AS 2004 approaches and with it the 700th anniversary of the first documentary reference to Stroud as a place of habitation, the question of where it gets its name will once again assume prominence.

On the face of things, the answer is easy: Stroud is derived from Old English 'Strod' meaning 'marshy place overgrown with brushwood'. But anyone who knows Stroud, or has studied its history, immediately sees a problem: Stroud is nowhere near the marshy area - not, after all, a very likely place for a town to be established but high up above it, on the hillside.

In fact, it was only after the arrival of the canal in the late 18th century that Stroud began to make any move down the hill away from its old centre around the parish church and The Cross.

So how did it get such a name?
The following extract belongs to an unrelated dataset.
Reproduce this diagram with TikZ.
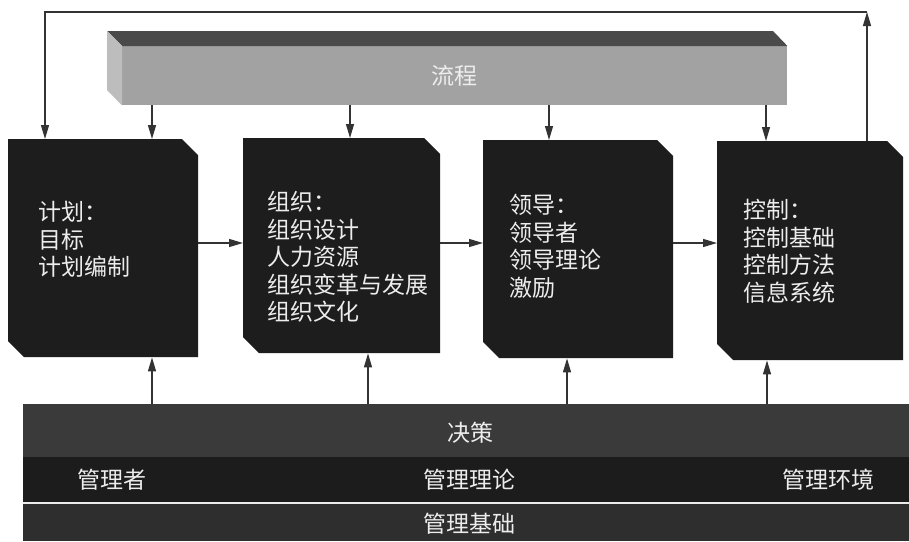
\documentclass[tikz,border=0pt]{standalone}
\usepackage{fontspec}
\setmainfont{Noto Sans CJK SC}
\usetikzlibrary{arrows.meta,calc}
\definecolor{boxc}{HTML}{1D1D1D}
\definecolor{barfront}{HTML}{A2A2A2}
\definecolor{bartop}{HTML}{4A4A4A}
\definecolor{barside}{HTML}{BDBDBD}
\definecolor{bandA}{HTML}{3A3A3A}
\definecolor{bandB}{HTML}{1C1C1C}
\definecolor{bandC}{HTML}{2E2E2E}
\definecolor{linec}{HTML}{333333}
\definecolor{txtc}{HTML}{EDEDED}
\begin{document}
\begin{tikzpicture}[x=1pt,y=-1pt,
  box/.style={rectangle, draw=none, inner sep=0pt, anchor=north west,
    path picture={
      \fill[boxc] (path picture bounding box.north west)
        -- ($(path picture bounding box.north east)!16pt!(path picture bounding box.north west)$)
        -- ($(path picture bounding box.north east)!16pt!(path picture bounding box.south east)$)
        -- (path picture bounding box.south east)
        -- ($(path picture bounding box.south west)!16pt!(path picture bounding box.south east)$)
        -- ($(path picture bounding box.south west)!16pt!(path picture bounding box.north west)$)
        -- cycle;}},
  band/.style={rectangle, draw=none, inner sep=0pt, anchor=north west, minimum width=886pt},
  boxtext/.style={anchor=north west, align=left, inner sep=0pt, text=txtc,
    font=\fontsize{23}{27.5}\selectfont},
  lbl/.style={inner sep=0pt, text=txtc, font=\fontsize{23}{27.5}\selectfont},
  arr/.style={draw=linec, line width=1.3pt, -{Triangle[length=14pt,width=8pt]}},
  ln/.style={draw=linec, line width=1.3pt}]
\useasboundingbox (0,0) rectangle (909,541);
\fill[white] (0,0) rectangle (909,541);

% top 3D bar
\node[rectangle, fill=barfront, inner sep=0pt, anchor=north west,
  minimum width=665pt, minimum height=59pt, text=txtc,
  font=\fontsize{23}{27.5}\selectfont] (bar) at (122,46) {流程};
\fill[bartop] (107,31) -- (773,31) -- (bar.north east) -- (bar.north west) -- cycle;
\fill[barside] (107,31) -- (bar.north west) -- (bar.south west) -- (107,90) -- cycle;

% boxes
\node[box, minimum width=190pt, minimum height=218pt] (b1) at (8,139) {};
\node[box, minimum width=197pt, minimum height=215pt] (b2) at (243,138) {};
\node[box, minimum width=190pt, minimum height=218pt] (b3) at (483,140) {};
\node[box, minimum width=186pt, minimum height=219pt] (b4) at (717,141) {};

\node[boxtext] (t1) at (38,201) {计划：\\目标\\计划编制};
\node[boxtext] (t2) at (267,191) {组织：\\组织设计\\人力资源\\组织变革与发展\\组织文化};
\node[boxtext] (t3) at (509,194) {领导：\\领导者\\领导理论\\激励};
\node[boxtext] (t4) at (743,199) {控制：\\控制基础\\控制方法\\信息系统};

% bottom bands
\node[band, fill=bandA, minimum height=53pt] (jc) at (23,404) {};
\node[band, fill=bandB, minimum height=45pt] (mid) at (23,457) {};
\fill[white!92!black] (mid.south west) rectangle (909,504);
\node[band, fill=bandC, minimum height=37pt] (base) at (23,504) {};

\node[lbl] (l1) at (470,433) {决策};
\node[lbl] (l2) at (112,480) {管理者};
\node[lbl] (l3) at (469,480) {管理理论};
\node[lbl] (l4) at (828,480) {管理环境};
\node[lbl] (l5) at (469,524) {管理基础};

% horizontal arrows
\draw[arr] (b1.east |- 0,243) -- (b2.west |- 0,243);
\draw[arr] (b2.east |- 0,243) -- (b3.west |- 0,243);
\draw[arr] (b3.east |- 0,243) -- (b4.west |- 0,243);

% bar to boxes
\draw[arr] (bar.south -| 152,0) -- (b1.north -| 152,0);
\draw[arr] (bar.south -| 350,0) -- (b2.north -| 350,0);
\draw[arr] (bar.south -| 549,0) -- (b3.north -| 549,0);
\draw[arr] (bar.south -| 766,0) -- (b4.north -| 766,0);

% decision to boxes
\draw[arr] (jc.north -| 152,0) -- (b1.south -| 152,0);
\draw[arr] (jc.north -| 368,0) -- (b2.south -| 368,0);
\draw[arr] (jc.north -| 567,0) -- (b3.south -| 567,0);
\draw[arr] (jc.north -| 767,0) -- (b4.south -| 767,0);

% feedback loop
\coordinate (loopR) at (867,12);
\coordinate (loopL) at (45,12);
\draw[arr] (b4.north -| loopR) -- (loopR);
\draw[arr] (loopR) -- (loopL) -- (b1.north -| loopL);
\end{tikzpicture}
\end{document}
One possibility is that the proposed derivation is not correct.

But all the early records of the name give it as Strod, Strode or La Strode, leaving little scope for other interpretations.
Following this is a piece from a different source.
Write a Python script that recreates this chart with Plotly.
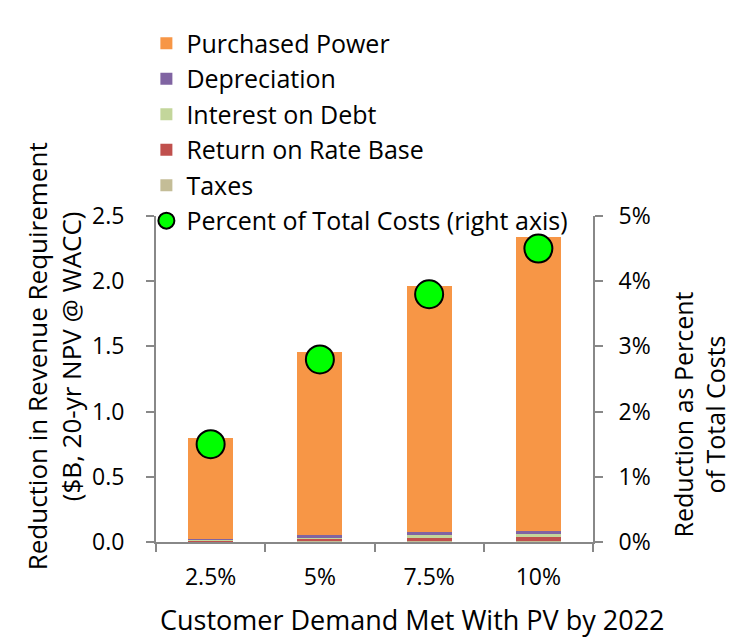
import plotly.graph_objects as go

categories = ["2.5%", "5%", "7.5%", "10%"]
taxes = [0.003, 0.005, 0.008, 0.010]
return_on_rate_base = [0.010, 0.018, 0.025, 0.025]
interest_on_debt = [0.005, 0.015, 0.020, 0.023]
depreciation = [0.008, 0.015, 0.023, 0.025]
purchased_power = [0.769, 1.402, 1.884, 2.257]
percent_of_total = [0.015, 0.028, 0.038, 0.045]

FONT = "Open Sans"

fig = go.Figure()

bar_series = [
    ("Taxes", taxes, "#C4BD97", 5),
    ("Return on Rate Base", return_on_rate_base, "#C0504D", 4),
    ("Interest on Debt", interest_on_debt, "#C3D69B", 3),
    ("Depreciation", depreciation, "#8064A2", 2),
    ("Purchased Power", purchased_power, "#F79646", 1),
]
for name, vals, color, rank in bar_series:
    fig.add_trace(go.Bar(
        x=categories, y=vals, name=name, marker_color=color,
        marker_line_width=0, width=0.41, legendrank=rank, legendgroup=name,
    ))

fig.add_trace(go.Scatter(
    x=categories, y=percent_of_total, yaxis="y2", mode="markers",
    name="Percent of Total Costs (right axis)", legendrank=6,
    legendgroup="pct",
    marker=dict(color="#00FF00", size=28, line=dict(color="black", width=2)),
))

axis_style = dict(showline=True, linecolor="#888888", linewidth=2,
                  ticks="outside", ticklen=8, tickcolor="#888888", tickwidth=2,
                  automargin=False, tickfont=dict(size=23))

# page body adds an 8px offset, so the figure is 8px smaller than the window
fig.update_layout(
    width=727, height=632,
    barmode="stack",
    plot_bgcolor="white", paper_bgcolor="white",
    font=dict(family=FONT, size=23, color="black"),
    margin=dict(l=148, r=142, t=208, b=98),
    showlegend=True,
    legend=dict(x=-0.022, xanchor="left", y=1.6, yanchor="top",
                font=dict(size=25), tracegroupgap=0,
                bgcolor="rgba(0,0,0,0)", itemwidth=30),
    xaxis=dict(**axis_style, tickson="boundaries", ticklabelstandoff=13),
    yaxis=dict(
        **axis_style, range=[0, 2.5], dtick=0.5, tickformat=".1f",
        showgrid=False, zeroline=False, ticklabelstandoff=17,
    ),
    yaxis2=dict(
        **axis_style, range=[0, 0.05], dtick=0.01, tickformat=".0%",
        overlaying="y", side="right",
        showgrid=False, zeroline=False, ticklabelstandoff=11,
    ),
    annotations=[
        dict(text="Customer Demand Met With PV by 2022",
             xref="paper", yref="paper", x=0.588, y=-0.239,
             xanchor="center", yanchor="middle",
             showarrow=False, font=dict(size=27)),
        dict(text="Reduction in Revenue Requirement<br>($B, 20-yr NPV @ WACC)",
             xref="paper", yref="paper", x=-0.233, y=0.57,
             xanchor="center", yanchor="middle", textangle=-90,
             showarrow=False, font=dict(size=26)),
        dict(text="Reduction as Percent<br>of Total Costs",
             xref="paper", yref="paper", x=1.244, y=0.39,
             xanchor="center", yanchor="middle", textangle=-90,
             showarrow=False, font=dict(size=25)),
    ],
)

fig.write_html("out.html")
However, the occurrence of that version with the definite article - La Strode - may provide a clue to the mystery.

The document of 1304, which gives us a reason for celebration in the coming year, is about an agreement between the "records ... ecclesiae de Bisseleye" and the "habitatores capellae de Strode", that is, between the already long established Minster church of Bisley and a minor chapelry that was beginning to assume a degree of importance.

We have to realise that for hundreds of years before the date of that document, what we now think of as the Stroud district had been seen through the eyes of Saxons living in Bisley, which was the centre of their local universe.
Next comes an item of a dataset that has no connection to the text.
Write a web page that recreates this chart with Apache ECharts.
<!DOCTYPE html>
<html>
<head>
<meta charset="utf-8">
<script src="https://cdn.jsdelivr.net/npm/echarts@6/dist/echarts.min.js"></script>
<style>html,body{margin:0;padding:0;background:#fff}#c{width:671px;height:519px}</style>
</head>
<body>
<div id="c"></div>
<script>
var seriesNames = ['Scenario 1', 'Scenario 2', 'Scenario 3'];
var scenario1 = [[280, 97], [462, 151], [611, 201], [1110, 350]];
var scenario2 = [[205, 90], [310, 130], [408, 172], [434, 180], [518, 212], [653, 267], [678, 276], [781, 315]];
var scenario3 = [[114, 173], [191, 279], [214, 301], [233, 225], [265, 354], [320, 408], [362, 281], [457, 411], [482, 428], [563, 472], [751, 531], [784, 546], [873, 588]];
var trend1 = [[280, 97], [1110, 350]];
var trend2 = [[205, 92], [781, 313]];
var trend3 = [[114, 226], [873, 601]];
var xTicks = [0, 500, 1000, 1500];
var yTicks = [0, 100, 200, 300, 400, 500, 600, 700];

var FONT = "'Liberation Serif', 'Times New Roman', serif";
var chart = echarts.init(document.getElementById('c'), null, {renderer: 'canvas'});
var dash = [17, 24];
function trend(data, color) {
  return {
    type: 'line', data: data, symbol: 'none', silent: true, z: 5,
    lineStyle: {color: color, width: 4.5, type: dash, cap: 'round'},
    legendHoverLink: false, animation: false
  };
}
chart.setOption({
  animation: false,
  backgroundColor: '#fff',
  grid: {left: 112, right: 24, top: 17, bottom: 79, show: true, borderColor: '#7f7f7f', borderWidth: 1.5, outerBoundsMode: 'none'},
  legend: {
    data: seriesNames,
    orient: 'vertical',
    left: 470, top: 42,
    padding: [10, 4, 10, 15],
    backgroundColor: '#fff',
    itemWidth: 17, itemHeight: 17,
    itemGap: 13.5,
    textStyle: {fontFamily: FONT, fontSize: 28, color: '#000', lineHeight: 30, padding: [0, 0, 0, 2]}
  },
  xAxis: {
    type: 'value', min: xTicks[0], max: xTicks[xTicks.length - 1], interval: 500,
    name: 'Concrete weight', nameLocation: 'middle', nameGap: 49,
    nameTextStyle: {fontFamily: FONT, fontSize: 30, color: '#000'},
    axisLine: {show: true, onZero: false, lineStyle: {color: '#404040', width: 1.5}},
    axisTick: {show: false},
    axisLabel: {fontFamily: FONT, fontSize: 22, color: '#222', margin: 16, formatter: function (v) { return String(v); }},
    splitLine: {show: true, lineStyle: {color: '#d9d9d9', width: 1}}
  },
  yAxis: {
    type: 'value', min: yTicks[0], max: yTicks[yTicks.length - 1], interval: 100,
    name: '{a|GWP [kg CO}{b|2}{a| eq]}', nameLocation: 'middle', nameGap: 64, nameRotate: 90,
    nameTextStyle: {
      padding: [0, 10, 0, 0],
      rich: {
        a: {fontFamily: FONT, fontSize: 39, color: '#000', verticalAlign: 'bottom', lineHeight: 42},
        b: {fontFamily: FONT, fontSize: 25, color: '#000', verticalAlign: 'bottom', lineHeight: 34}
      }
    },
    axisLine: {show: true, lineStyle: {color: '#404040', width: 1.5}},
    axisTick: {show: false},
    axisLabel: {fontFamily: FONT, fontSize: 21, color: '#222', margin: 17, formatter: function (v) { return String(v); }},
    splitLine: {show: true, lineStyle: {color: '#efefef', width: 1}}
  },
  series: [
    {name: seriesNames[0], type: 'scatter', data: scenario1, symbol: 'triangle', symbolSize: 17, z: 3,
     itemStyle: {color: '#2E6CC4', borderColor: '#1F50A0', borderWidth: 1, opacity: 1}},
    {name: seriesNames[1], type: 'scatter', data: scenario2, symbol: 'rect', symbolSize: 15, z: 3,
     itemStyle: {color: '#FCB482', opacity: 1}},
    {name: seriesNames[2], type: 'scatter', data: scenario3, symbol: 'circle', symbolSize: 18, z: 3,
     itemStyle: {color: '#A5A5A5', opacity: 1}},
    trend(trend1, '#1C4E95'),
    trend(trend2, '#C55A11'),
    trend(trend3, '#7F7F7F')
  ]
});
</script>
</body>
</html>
If we look at a modern map, we see, in a circle around Bisley and at a distance of two to three miles from it a large number of place-names preceded by the definite article - or which possessed one until quite recently.

For our current purpose, we will ignore the Vatch, the Scrubs, the Frith, the Taut, the Heavens and the Horns, and just consider the ones that are (or were) on the main routes out of the town.

If the Saxon inhabitants of Bisley followed the road north-westward towards Painswick, they came to the Slad. In a more northerly direction they reached The Camp. The old Cirencester road took them to the south-east and to The Trench, while a south-westerly journey would bring them to The Bourne.

All these are names of features of the landscape, not of places of habitation.

Apart from Bisley itself, the area in pre-Conquest times was probably only sparsely populated.

We do not find there a single example of the classic Saxon settlement suffix -'ton' (Foston's Ash being a recent corruption of Forster's Ash).

Thus The Slad refers to the small valley, The camp to the great field (a pre-Norman name from Latin campus, not French champ), The Trench to the ditch (which may be a man-made defensive earthwork but is usually considered to be a natural depression in the land) and The Bourne to the river (Old English burna), possibly the Toadsmoor stream. but more probably the Frome.

For someone living in and travelling to and from ancient Bisley, The Slad, The Camp, The Trench and The Bourne were the only examples they know of those kinds of features - places they would refer to in talk of journeys and locations.

Each one named some distinctive landmark which characterised a peripheral part of the Hundred of Bisley.

Does this give us a clue to the origin of the name Stroud?

If our Saxon inhabitants of Bisley wanted to head for the Severn Vale, they would travel in a westerly direction and begin what is initially a gentle descent towards the junction of the Frome with the Nailsworth, Slad and Painswick streams.

And, just as on their journeys in other directions, they would have been looking out for unique landscape features such as The Camp or The Bourne, here the distinctive sighting would be of the Strod - that great expanse of scrubby marshland which stretched out below them as the incline steepened and they approached the valley.

And when, in later years, a settlement grew up at that sighting point, the name would become attached to it.

Just as The Slad is named for the small valley into which they looked on their way to Painswick, The Camp for the big field they crossed on the Birdlip road and the Bourne for the place where the main stream of the area came into their view, Stroud is named for the great marsh they sighted as they made their way to the Vale.

And the fact it achieved a Norman spelling - La Strode- tells us that it became an inhabited place of some importance in relation to Bisley.

But with changes in patterns of commerce and communication, Bisley was, over the years, to lose its status as the focal point of the area.

The Bisley to Cirencester road, once so well used, no longer exists.

And today Stroud too, after its era of dominance in the nineteenth and twentieth centuries, looks likely to follow the fate of Bisley as motorways now take over from railways as the preferred means of transportation. (Will the new century see Stonehouse replace Stroud as the centre of the district, just as Stroud replaced Bisley?).

Perhaps our 2004 celebrations should be a time when the people of Stroud try to learn from the example of Bisley about ways of coping with or, with imagination, benefiting from a decline in economic importance?

Certainly, it is to be hoped that Bisley will play a major role in the festivities.

Without Bisley, Stroud would not be called Stroud and, after all, it was Bisley that was the major player in that agreement of 1304.